Generally everything works pretty well. Everything pretty much works out of the box – I had dual screens up at native resolution, it even recognized my phone as a camera when I plugged it in to charge it. Best of all, I was able to resize the NTFS partition (rather than blowing it away) so I can still boot back to XP when the need arises.
There are 2 problems I’ve had so far though:
- the computer now hovers between 76 and 85 degrees Celsius, whereas under Win XP it generally peaked around 68 C. I tried underclocking the CPU down to 250 MHz but the problem persisted.

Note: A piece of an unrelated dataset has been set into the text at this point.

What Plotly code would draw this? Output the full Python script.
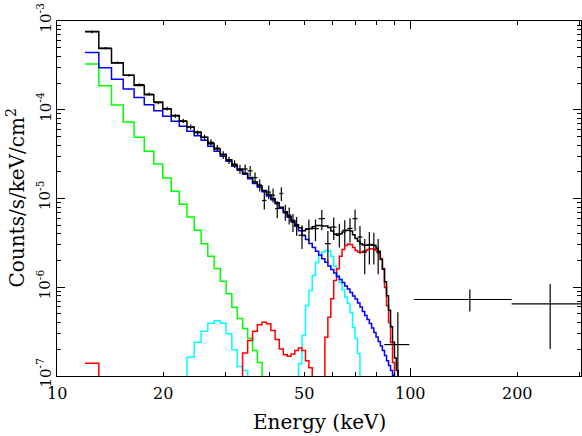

- The Java plugin for Firefox … wtf? How can this not work? I downloaded Sun’s JDK and symlinked the libjavaplugin_whatever into /usr/lib64/mozilla/whatever/ and that didn’t work. Then I tried “yum install java-plugin” or something like that and that installed some OpenJava-ish plugin which looked like it was going to work, but when I logged into the Raritan KVM and clicked “Connect” it wouldn’t work. I booted up Win XP in a VM and Firefox with Java works fine. Really annoying and dumb.
I’ll probably try Ubuntu tomorrow as several people suggested it runs cooler than Fedora. If that fails then I guess I’ll go to Win7 after all. I also want an SSD for my work laptop now… my Windows VM seems to spent eternity spinning my crappy 5400 rpm drive. Plox.